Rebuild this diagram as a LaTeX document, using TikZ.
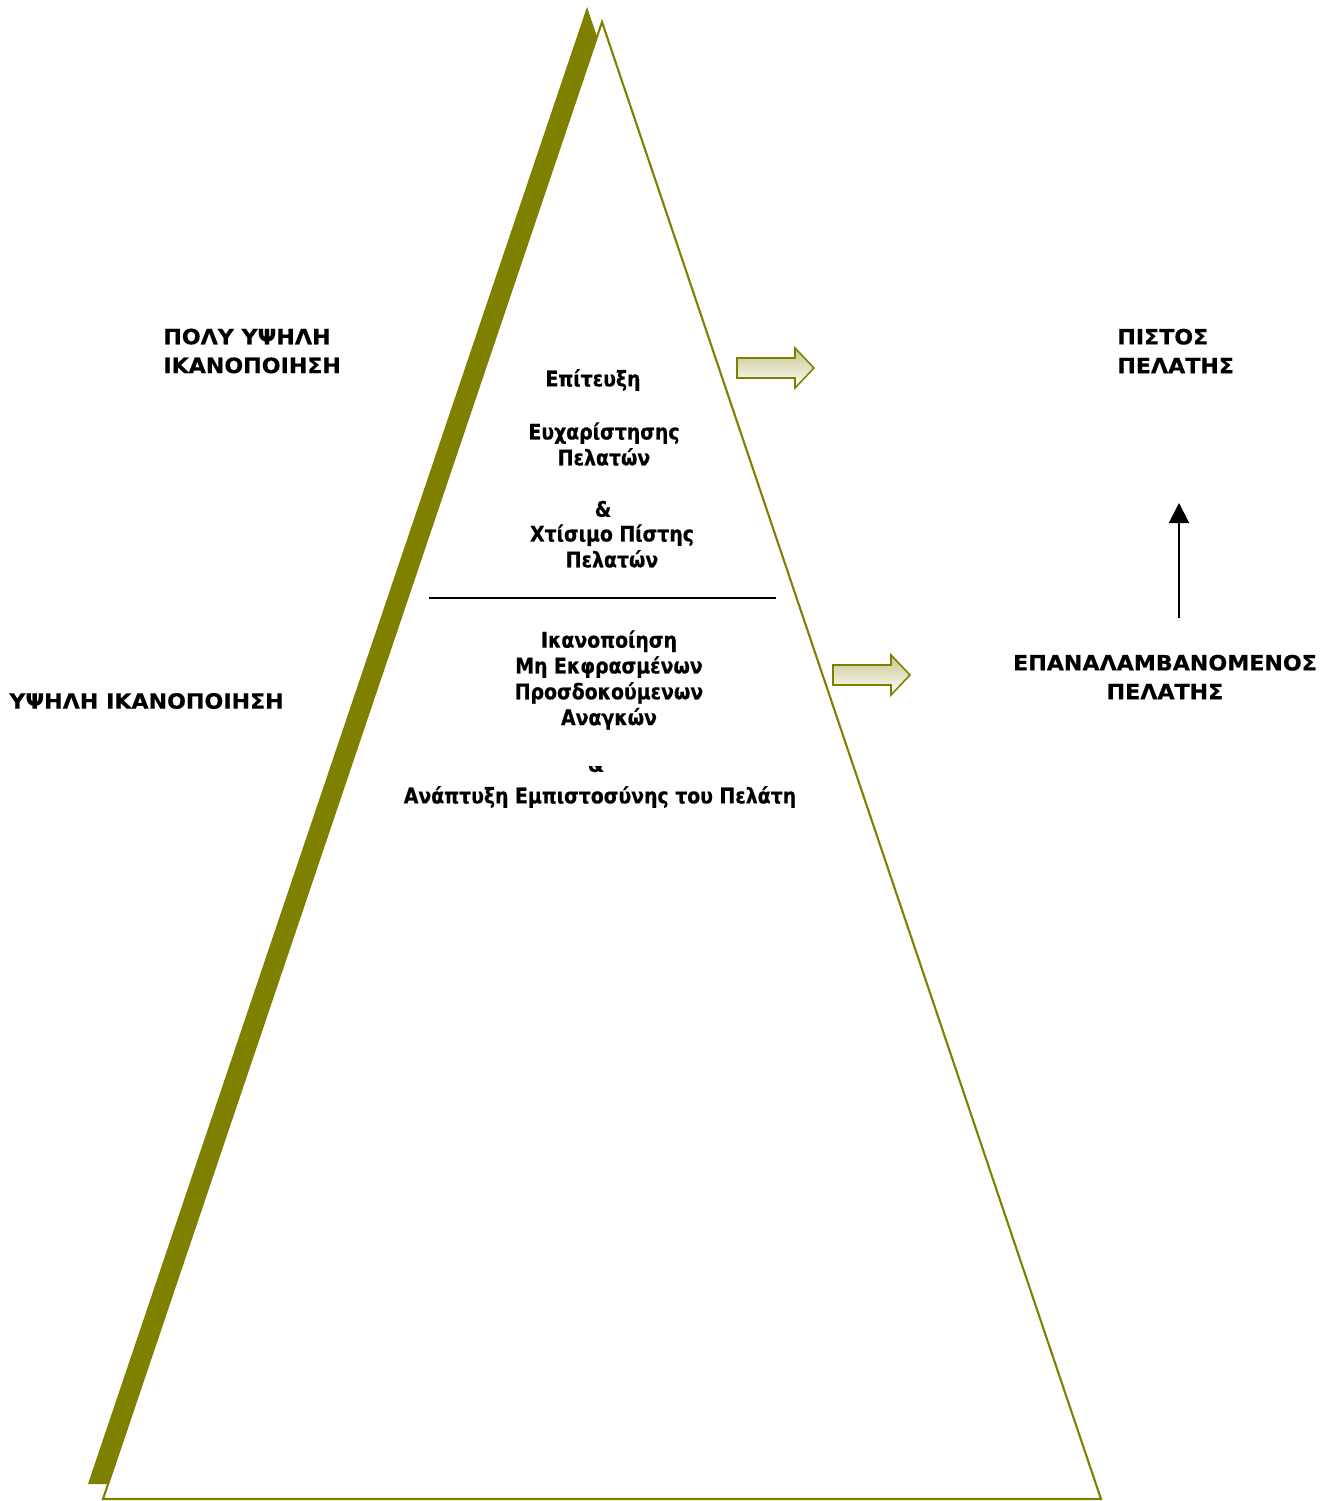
\documentclass[tikz,border=0pt]{standalone}
\usepackage{fontspec}
\setmainfont{DejaVu Sans}
\newfontfamily\capfont[FakeStretch=1.05,FakeBold=0.5]{DejaVu Sans}
\newfontfamily\txtfont[FakeStretch=0.88,FakeBold=0.6]{DejaVu Sans}
\usetikzlibrary{arrows.meta}
\definecolor{olivebar}{HTML}{808000}
\tikzset{
  head/.style={font=\capfont\bfseries\fontsize{12}{16.4}\selectfont,inner sep=0pt},
  lbl/.style={font=\txtfont\bfseries\fontsize{12.2}{14.7}\selectfont,align=center,inner sep=0pt},
  blockarrow/.style={draw=olivebar,line width=0.9pt,top color=olivebar!45!white,bottom color=white}
}
\begin{document}
\begin{tikzpicture}[x=0.02cm,y=-0.02cm]
        \useasboundingbox(0,0)rectangle(1329,1501);
        \fill[olivebar](587,7)--(88,1484)--(1086,1484)--cycle;
        \draw[olivebar,fill=white,line width=1.2pt](602,22)--(103,1499)--(1101,1499)--cycle;
        \draw[line width=1pt](429,598)--(776,598);
        \draw[blockarrow](737,358)--(795,358)--(795,348)--(814,368)--(795,388)--(795,378)--(737,378)--cycle;
        \draw[blockarrow](833,665)--(891,665)--(891,655)--(910,675)--(891,695)--(891,685)--(833,685)--cycle;
        \node[head,align=left,anchor=west](1)at(163,351){ΠΟΛΥ ΥΨΗΛΗ\\ΙΚΑΝΟΠΟΙΗΣΗ};
        \node[head,anchor=west](2)at(9,701){ΥΨΗΛΗ ΙΚΑΝΟΠΟΙΗΣΗ};
        \node[head,align=left,anchor=west](3)at(1117,351){ΠΙΣΤΟΣ\\ΠΕΛΑΤΗΣ};
        \node[head,align=center](4)at(1165,677){ΕΠΑΝΑΛΑΜΒΑΝΟΜΕΝΟΣ\\ΠΕΛΑΤΗΣ};
        \node[lbl](5)at(593,380){Επίτευξη};
        \node[lbl](6)at(604,444){Ευχαρίστησης\\Πελατών};
        \node[lbl](7)at(603,509){\&};
        \node[lbl](8)at(612,546){Χτίσιμο Πίστης\\Πελατών};
        \node[lbl](9)at(609,680){Ικανοποίηση\\Μη Εκφρασμένων\\Προσδοκούμενων\\Αναγκών};
        \node[lbl](10)at(600,797){Ανάπτυξη Εμπιστοσύνης του Πελάτη};
        \begin{scope}
        \clip(560,766)rectangle(630,773);
        \node[lbl](11)at(596,764){\&};
        \end{scope}
        \coordinate(a)at(1179,618);
        \coordinate(b)at(1179,503);
        \draw[line width=1.1pt,-{Triangle[length=0.4cm,width=0.4cm]}](a)--(b);
    \end{tikzpicture}
\end{document}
########
SHORT EXERCISE - Retype the data above exactly; pictures are not part of the copy.

RIGHT ANSWER -
Rebuild this diagram as a LaTeX document, using TikZ.
\documentclass[tikz,border=0pt]{standalone}
\usepackage{fontspec}
\setmainfont{DejaVu Sans}
\newfontfamily\capfont[FakeStretch=1.05,FakeBold=0.5]{DejaVu Sans}
\newfontfamily\txtfont[FakeStretch=0.88,FakeBold=0.6]{DejaVu Sans}
\usetikzlibrary{arrows.meta}
\definecolor{olivebar}{HTML}{808000}
\tikzset{
  head/.style={font=\capfont\bfseries\fontsize{12}{16.4}\selectfont,inner sep=0pt},
  lbl/.style={font=\txtfont\bfseries\fontsize{12.2}{14.7}\selectfont,align=center,inner sep=0pt},
  blockarrow/.style={draw=olivebar,line width=0.9pt,top color=olivebar!45!white,bottom color=white}
}
\begin{document}
\begin{tikzpicture}[x=0.02cm,y=-0.02cm]
        \useasboundingbox(0,0)rectangle(1329,1501);
        \fill[olivebar](587,7)--(88,1484)--(1086,1484)--cycle;
        \draw[olivebar,fill=white,line width=1.2pt](602,22)--(103,1499)--(1101,1499)--cycle;
        \draw[line width=1pt](429,598)--(776,598);
        \draw[blockarrow](737,358)--(795,358)--(795,348)--(814,368)--(795,388)--(795,378)--(737,378)--cycle;
        \draw[blockarrow](833,665)--(891,665)--(891,655)--(910,675)--(891,695)--(891,685)--(833,685)--cycle;
        \node[head,align=left,anchor=west](1)at(163,351){ΠΟΛΥ ΥΨΗΛΗ\\ΙΚΑΝΟΠΟΙΗΣΗ};
        \node[head,anchor=west](2)at(9,701){ΥΨΗΛΗ ΙΚΑΝΟΠΟΙΗΣΗ};
        \node[head,align=left,anchor=west](3)at(1117,351){ΠΙΣΤΟΣ\\ΠΕΛΑΤΗΣ};
        \node[head,align=center](4)at(1165,677){ΕΠΑΝΑΛΑΜΒΑΝΟΜΕΝΟΣ\\ΠΕΛΑΤΗΣ};
        \node[lbl](5)at(593,380){Επίτευξη};
        \node[lbl](6)at(604,444){Ευχαρίστησης\\Πελατών};
        \node[lbl](7)at(603,509){\&};
        \node[lbl](8)at(612,546){Χτίσιμο Πίστης\\Πελατών};
        \node[lbl](9)at(609,680){Ικανοποίηση\\Μη Εκφρασμένων\\Προσδοκούμενων\\Αναγκών};
        \node[lbl](10)at(600,797){Ανάπτυξη Εμπιστοσύνης του Πελάτη};
        \begin{scope}
        \clip(560,766)rectangle(630,773);
        \node[lbl](11)at(596,764){\&};
        \end{scope}
        \coordinate(a)at(1179,618);
        \coordinate(b)at(1179,503);
        \draw[line width=1.1pt,-{Triangle[length=0.4cm,width=0.4cm]}](a)--(b);
    \end{tikzpicture}
\end{document}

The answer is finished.